AURORA | After months of delays and a floundering business model, the Afrikmall project on East Colfax Avenue is no more.

In its place, organizers are looking to turn the hulking, 56,000-square-foot building at Colfax and Galena Street into a hub of live music, entertainment, culture and the arts.

Leon Burroughs is the new owner of Soul Center, the space formerly known as Afrikmall on Tuesday Nov. 01, 2016 at 10180 East Colfax Avenue. Photo by Gabriel Christus/Aurora Sentinel

Crews have been working since September to turn the old JC Penney building on Colfax into The Soul Center, a sprawling hub that will host multiple live concerts a week, broadcast television shows and offer shopping and dining.

Leon Burroughs, owner of The Soul Center, said the first concert is scheduled for Dec. 2.

Already, the massive building looks different from its brief run as Afrikmall. Several of the retailers and eateries that filled the 40 small storefronts are gone.

Burroughs, who hosts popular internet TV show Soul TV, dedicated to “old school funk” music, said the facility will be a cultural center, not just a retail hub.

That’s not the function anymore,” he said.

The restaurants that stayed offer much of the same African fare they always have, but Burroughs said restaurants now have to offer some American dishes as well, in an effort to appeal to a broader audience.

“Being a cultural center has to be everything for all people, not just Africans,” he said.

An Army veteran, Burroughs said he wants the center to be a draw for veterans from all walks of life, particularly those who served overseas in more recent wars.

One of the rooms upstairs has been converted into a studio space for Burroughs’ popular online TV show, which has more than 600,000 likes on Facebook. Before moving to Colfax, Burroughs said he operated the show out of a small studio on Parker Road.

“I had about 4,000 square-feet,” he said this week, speaking on the main concert floor of The Soul Center. “Now I have more than 45,000.”

Some of the concepts from Afrikmall remain, including the 8,000-square-foot ballroom on the second floor.

Burroughs said, if Aurora had a larger African population, maybe the Afrikmall model would have lasted.

“Obviously that model does not work well for the city of Aurora,” he said.

City officials had high hopes for Afrikmall and gave a $165,000 tax break to Northstar Development when the company bought the vacant building three years ago.

Tim Gonerka, a retail specialist for the city, said that tax break is still in place with Northstar, and they are hopeful the new concept will turn the building into the thriving sales tax generator city officials had hoped for.

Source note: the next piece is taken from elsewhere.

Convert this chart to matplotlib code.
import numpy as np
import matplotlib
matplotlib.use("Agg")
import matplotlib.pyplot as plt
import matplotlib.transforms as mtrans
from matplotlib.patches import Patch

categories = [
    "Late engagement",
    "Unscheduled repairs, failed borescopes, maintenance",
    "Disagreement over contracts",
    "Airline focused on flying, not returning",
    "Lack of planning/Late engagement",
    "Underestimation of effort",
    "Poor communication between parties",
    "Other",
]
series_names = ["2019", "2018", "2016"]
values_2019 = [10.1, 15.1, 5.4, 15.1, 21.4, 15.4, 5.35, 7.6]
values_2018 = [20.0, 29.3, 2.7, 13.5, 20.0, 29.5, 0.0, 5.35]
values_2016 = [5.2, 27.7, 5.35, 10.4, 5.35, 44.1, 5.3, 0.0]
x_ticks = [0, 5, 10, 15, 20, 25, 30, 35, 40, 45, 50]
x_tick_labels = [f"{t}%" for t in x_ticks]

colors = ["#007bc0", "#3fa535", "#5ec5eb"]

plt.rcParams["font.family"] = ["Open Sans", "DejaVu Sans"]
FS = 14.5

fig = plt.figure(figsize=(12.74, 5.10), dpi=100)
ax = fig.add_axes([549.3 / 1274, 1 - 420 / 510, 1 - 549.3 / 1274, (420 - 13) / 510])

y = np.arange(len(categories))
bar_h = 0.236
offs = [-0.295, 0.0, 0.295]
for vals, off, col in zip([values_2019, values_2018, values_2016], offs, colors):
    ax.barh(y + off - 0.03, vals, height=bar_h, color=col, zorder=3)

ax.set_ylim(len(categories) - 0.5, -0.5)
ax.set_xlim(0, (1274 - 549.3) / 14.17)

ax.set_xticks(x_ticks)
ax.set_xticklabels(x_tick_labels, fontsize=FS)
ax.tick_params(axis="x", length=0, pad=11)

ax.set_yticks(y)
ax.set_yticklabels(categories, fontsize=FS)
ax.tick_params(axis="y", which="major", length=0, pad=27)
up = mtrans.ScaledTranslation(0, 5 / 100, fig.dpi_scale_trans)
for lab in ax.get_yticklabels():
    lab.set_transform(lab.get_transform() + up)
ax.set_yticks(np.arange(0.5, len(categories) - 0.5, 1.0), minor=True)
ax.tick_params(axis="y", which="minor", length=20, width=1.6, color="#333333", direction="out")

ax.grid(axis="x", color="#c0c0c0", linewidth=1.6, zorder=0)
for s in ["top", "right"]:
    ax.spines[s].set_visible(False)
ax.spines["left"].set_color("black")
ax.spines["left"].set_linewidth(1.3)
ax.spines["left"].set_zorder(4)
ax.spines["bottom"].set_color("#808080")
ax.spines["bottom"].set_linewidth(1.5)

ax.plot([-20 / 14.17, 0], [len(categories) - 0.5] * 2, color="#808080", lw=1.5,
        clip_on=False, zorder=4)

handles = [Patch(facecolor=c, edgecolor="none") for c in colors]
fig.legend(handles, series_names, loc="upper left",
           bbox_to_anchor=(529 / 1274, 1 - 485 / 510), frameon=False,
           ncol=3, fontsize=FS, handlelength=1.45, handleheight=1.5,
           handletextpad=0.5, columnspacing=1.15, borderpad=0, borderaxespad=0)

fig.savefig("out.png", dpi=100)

Already, Northstar has renovated the building and upgraded its infrastructure, making it a more attractive option for other businesses. Not to mention, just 30 days passed between the end of Afrikmall and The Soul Center stepping in.

“The continued investment in modernizing the original Aurora area is good for future growth in the area. That was, in part, because the building and venue was ready for its next ‘life,’” Gonerka said.

Even if Afrikmall didn’t make it, Gonerka said the city’s attempts to revitalize the Aurora Cultural Arts District are working, and the fact the massive building is no longer vacant shows that.

“While disappointed that the Afrikmall concept did not pan out, the city is pleased that the program to improve and add updated venues for retail and businesses is showing that the program works,” he said. “The unfinished old JC Penney’s store sat vacant for a significant period of time before North Star bought it and invested in the building.”